地瓜年年有,今年特别多。于是,从那时候起,我和地瓜的大快朵颐的缘分也就开始了。
白瓤的、黄瓤的、红瓤的、紫瓤的,老头变换着品种给种,煮着吃、蒸着吃、捣碎了摊煎饼、切成片下面粥里吃,奶奶变着花样给我做。我记得最清楚的是,奶奶会很仔细地把一些指头粗的地瓜根都洗干净煮熟了,摊在盖垫子上晒干了收好,等到了冬天拿出来给我吃,嚼在嘴里那个香那个劲道,真是回味无穷的。直到多年以后,我才知道那玩意儿可以叫作薯条,也可以包装好了在超市卖,唯独缺少了的,可能就是爷爷奶奶的味道。
老百姓家都是睡的土炕,冬天的晚上,爷爷总是把炕烧的很热,干草上边铺张苇席都热得睡不着,相比于今天的保温床垫、羽绒被什么的,高级多了。
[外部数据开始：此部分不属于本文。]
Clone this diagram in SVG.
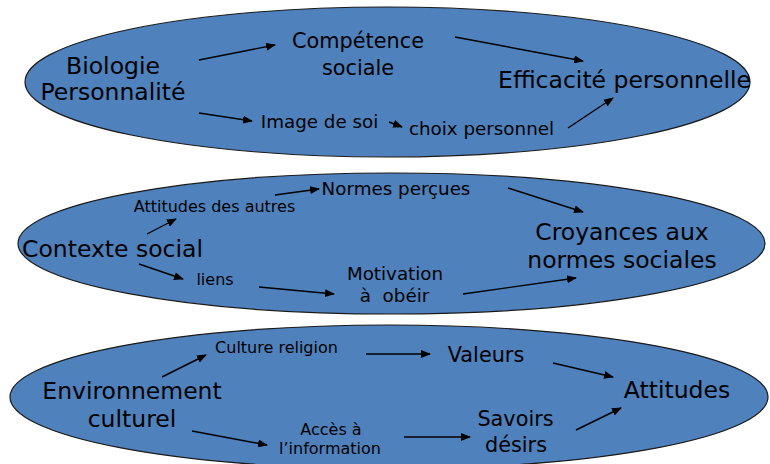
<svg xmlns="http://www.w3.org/2000/svg" width="770" height="464" viewBox="0 0 770 464">
<style>
.ell{fill:#4F81BD;stroke:#1a1a1a;stroke-width:1.2}
text{font-family:"DejaVu Sans","Verdana",sans-serif;fill:#000;text-anchor:middle}
.l{font-size:23.5px}
.m{font-size:20.8px}
.s{font-size:18.3px}
.xs{font-size:16px}
.c line{stroke:#000;stroke-width:1.4;marker-end:url(#ah)}
</style>
<defs>
<marker id="ah" markerUnits="userSpaceOnUse" markerWidth="10" markerHeight="8" refX="9" refY="4" orient="auto">
<path d="M0,0 L10,4 L0,8 Z" fill="#000"/>
</marker>
</defs>
<g id="ellipse1"><ellipse class="ell" cx="387.5" cy="82" rx="362.5" ry="75"/></g>
<g id="ellipse2"><ellipse class="ell" cx="391.5" cy="243.5" rx="373.5" ry="70.5"/></g>
<g id="ellipse3"><ellipse class="ell" cx="389" cy="397" rx="379" ry="72"/></g>

<g id="biologie"><text class="l" x="113" y="74">Biologie</text><text class="l" x="113" y="100">Personnalité</text></g>
<g id="competence"><text class="m" x="358" y="48">Compétence</text><text class="m" x="358" y="75">sociale</text></g>
<g id="efficacite"><text class="l" x="624.5" y="88">Efficacité personnelle</text></g>
<g id="image"><text class="s" x="319.5" y="128">Image de soi</text></g>
<g id="choix"><text class="s" x="481.5" y="135">choix personnel</text></g>

<g id="contexte"><text class="l" x="112.5" y="257">Contexte social</text></g>
<g id="attitudes-autres"><text class="xs" x="214.5" y="212">Attitudes des autres</text></g>
<g id="normes"><text class="s" x="396" y="195">Normes perçues</text></g>
<g id="liens"><text class="xs" x="215" y="285">liens</text></g>
<g id="motivation"><text class="s" x="395" y="280">Motivation</text><text class="s" x="394.5" y="302" xml:space="preserve">à  obéir</text></g>
<g id="croyances"><text class="l" x="622" y="240">Croyances aux</text><text class="l" x="622" y="268">normes sociales</text></g>

<g id="environnement"><text class="l" x="132" y="399">Environnement</text><text class="l" x="132" y="427">culturel</text></g>
<g id="culture"><text class="xs" x="276.5" y="353">Culture religion</text></g>
<g id="valeurs"><text class="m" x="486" y="362">Valeurs</text></g>
<g id="attitudes"><text class="l" x="677" y="398">Attitudes</text></g>
<g id="acces"><text class="xs" x="331" y="435">Accès à</text><text class="xs" x="330" y="454">l’information</text></g>
<g id="savoirs"><text class="m" x="515.5" y="426">Savoirs</text><text class="m" x="516" y="452">désirs</text></g>

<g id="connectors" class="c">
<line x1="199" y1="60" x2="275" y2="45"/>
<line x1="455" y1="37" x2="583" y2="61"/>
<line x1="199" y1="113" x2="252" y2="121"/>
<line x1="389" y1="122" x2="402" y2="127"/>
<line x1="568" y1="128" x2="613" y2="98"/>
<line x1="147" y1="234" x2="176" y2="219"/>
<line x1="275" y1="195" x2="319" y2="189"/>
<line x1="508" y1="188" x2="583" y2="212"/>
<line x1="139" y1="264" x2="183" y2="279"/>
<line x1="259" y1="287" x2="334" y2="294"/>
<line x1="463" y1="294" x2="576" y2="278"/>
<line x1="162" y1="377" x2="206" y2="355"/>
<line x1="366" y1="354" x2="430" y2="354"/>
<line x1="553" y1="363" x2="613" y2="377"/>
<line x1="192" y1="431" x2="267" y2="445"/>
<line x1="404" y1="437" x2="470" y2="437"/>
<line x1="576" y1="430" x2="621" y2="408"/>
</g>
</svg>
而在烧完炕之后,爷爷总是会在灶坑里的草灰里埋上个地瓜,等到早晨起来,被窝里的小懒猫不想起床时,一个烤得外焦里嫩的地瓜便会递到手里,那惺忪的睡眼保准立马就会闪现出绿色的光芒。
感谢那个深藏于脑海的地瓜,感谢那个地瓜陪伴的童年。
时至今日,老家的几亩薄地已经没人翻腾了,有时间也不想回去更不会种了,晾晒地瓜干的小盖垫在墙上蒙尘已久,“翻滚热”的土炕上也没有了讲故事的老人和听故事的娃娃。
有时候就想,怕是这辈子,也不会再吃出那样的味道了吧。